Task objective -> Make an exact copy of the data below, leaving out every picture.

Given data ->
==============================

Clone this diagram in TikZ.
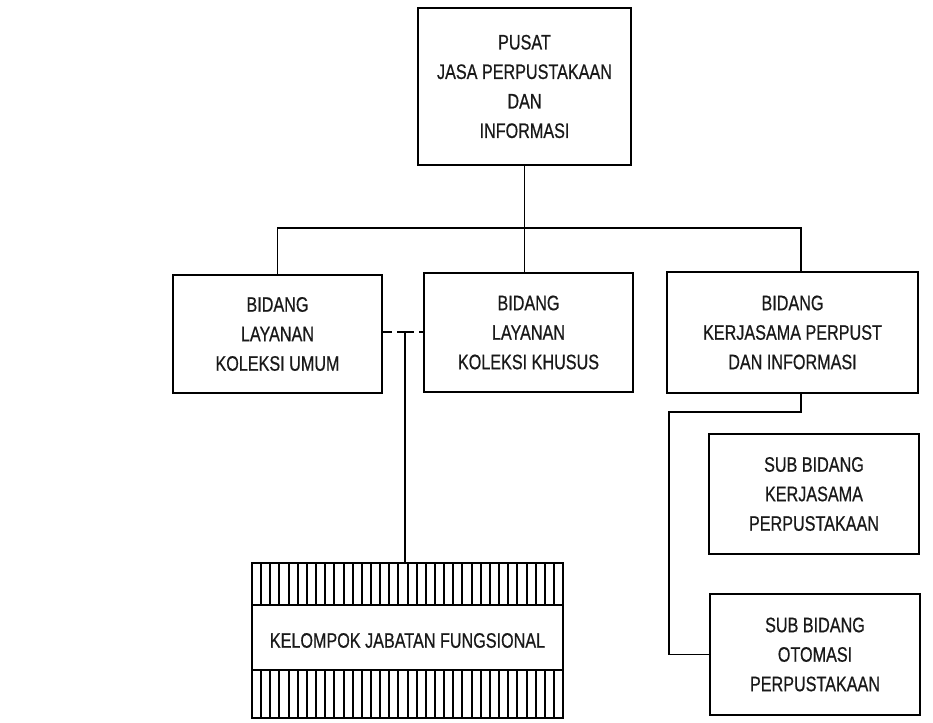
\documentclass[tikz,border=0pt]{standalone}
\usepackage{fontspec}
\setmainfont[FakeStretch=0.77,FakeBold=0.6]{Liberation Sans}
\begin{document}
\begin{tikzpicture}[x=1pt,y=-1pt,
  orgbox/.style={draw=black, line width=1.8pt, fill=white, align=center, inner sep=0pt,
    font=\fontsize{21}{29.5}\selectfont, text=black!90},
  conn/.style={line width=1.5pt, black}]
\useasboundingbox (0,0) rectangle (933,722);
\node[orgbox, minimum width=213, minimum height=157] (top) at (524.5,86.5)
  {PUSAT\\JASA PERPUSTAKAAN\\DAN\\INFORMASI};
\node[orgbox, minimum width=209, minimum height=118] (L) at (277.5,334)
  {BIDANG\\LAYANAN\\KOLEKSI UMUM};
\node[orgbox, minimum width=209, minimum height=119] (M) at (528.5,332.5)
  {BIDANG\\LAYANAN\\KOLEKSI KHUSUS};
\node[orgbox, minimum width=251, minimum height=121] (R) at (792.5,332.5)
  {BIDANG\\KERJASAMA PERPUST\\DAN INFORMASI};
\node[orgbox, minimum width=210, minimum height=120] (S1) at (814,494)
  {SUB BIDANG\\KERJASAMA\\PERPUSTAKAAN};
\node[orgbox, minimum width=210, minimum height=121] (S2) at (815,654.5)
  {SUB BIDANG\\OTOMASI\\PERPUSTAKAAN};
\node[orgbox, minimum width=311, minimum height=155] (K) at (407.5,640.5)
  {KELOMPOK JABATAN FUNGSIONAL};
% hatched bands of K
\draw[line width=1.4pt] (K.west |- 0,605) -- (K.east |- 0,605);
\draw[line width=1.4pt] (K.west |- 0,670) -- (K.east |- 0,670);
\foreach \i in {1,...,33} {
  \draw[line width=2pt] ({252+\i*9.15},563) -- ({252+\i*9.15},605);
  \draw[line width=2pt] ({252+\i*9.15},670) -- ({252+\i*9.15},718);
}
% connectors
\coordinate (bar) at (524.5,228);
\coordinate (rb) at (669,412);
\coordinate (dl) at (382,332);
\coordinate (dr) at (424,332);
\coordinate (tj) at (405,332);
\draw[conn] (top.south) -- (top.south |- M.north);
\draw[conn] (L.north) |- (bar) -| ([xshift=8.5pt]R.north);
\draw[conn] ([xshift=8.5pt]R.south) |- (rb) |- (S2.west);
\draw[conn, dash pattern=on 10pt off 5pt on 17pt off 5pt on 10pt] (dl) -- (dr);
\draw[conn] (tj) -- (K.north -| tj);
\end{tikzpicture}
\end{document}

==============================

Solution for this exercise ->
Clone this diagram in TikZ.
\documentclass[tikz,border=0pt]{standalone}
\usepackage{fontspec}
\setmainfont[FakeStretch=0.77,FakeBold=0.6]{Liberation Sans}
\begin{document}
\begin{tikzpicture}[x=1pt,y=-1pt,
  orgbox/.style={draw=black, line width=1.8pt, fill=white, align=center, inner sep=0pt,
    font=\fontsize{21}{29.5}\selectfont, text=black!90},
  conn/.style={line width=1.5pt, black}]
\useasboundingbox (0,0) rectangle (933,722);
\node[orgbox, minimum width=213, minimum height=157] (top) at (524.5,86.5)
  {PUSAT\\JASA PERPUSTAKAAN\\DAN\\INFORMASI};
\node[orgbox, minimum width=209, minimum height=118] (L) at (277.5,334)
  {BIDANG\\LAYANAN\\KOLEKSI UMUM};
\node[orgbox, minimum width=209, minimum height=119] (M) at (528.5,332.5)
  {BIDANG\\LAYANAN\\KOLEKSI KHUSUS};
\node[orgbox, minimum width=251, minimum height=121] (R) at (792.5,332.5)
  {BIDANG\\KERJASAMA PERPUST\\DAN INFORMASI};
\node[orgbox, minimum width=210, minimum height=120] (S1) at (814,494)
  {SUB BIDANG\\KERJASAMA\\PERPUSTAKAAN};
\node[orgbox, minimum width=210, minimum height=121] (S2) at (815,654.5)
  {SUB BIDANG\\OTOMASI\\PERPUSTAKAAN};
\node[orgbox, minimum width=311, minimum height=155] (K) at (407.5,640.5)
  {KELOMPOK JABATAN FUNGSIONAL};
% hatched bands of K
\draw[line width=1.4pt] (K.west |- 0,605) -- (K.east |- 0,605);
\draw[line width=1.4pt] (K.west |- 0,670) -- (K.east |- 0,670);
\foreach \i in {1,...,33} {
  \draw[line width=2pt] ({252+\i*9.15},563) -- ({252+\i*9.15},605);
  \draw[line width=2pt] ({252+\i*9.15},670) -- ({252+\i*9.15},718);
}
% connectors
\coordinate (bar) at (524.5,228);
\coordinate (rb) at (669,412);
\coordinate (dl) at (382,332);
\coordinate (dr) at (424,332);
\coordinate (tj) at (405,332);
\draw[conn] (top.south) -- (top.south |- M.north);
\draw[conn] (L.north) |- (bar) -| ([xshift=8.5pt]R.north);
\draw[conn] ([xshift=8.5pt]R.south) |- (rb) |- (S2.west);
\draw[conn, dash pattern=on 10pt off 5pt on 17pt off 5pt on 10pt] (dl) -- (dr);
\draw[conn] (tj) -- (K.north -| tj);
\end{tikzpicture}
\end{document}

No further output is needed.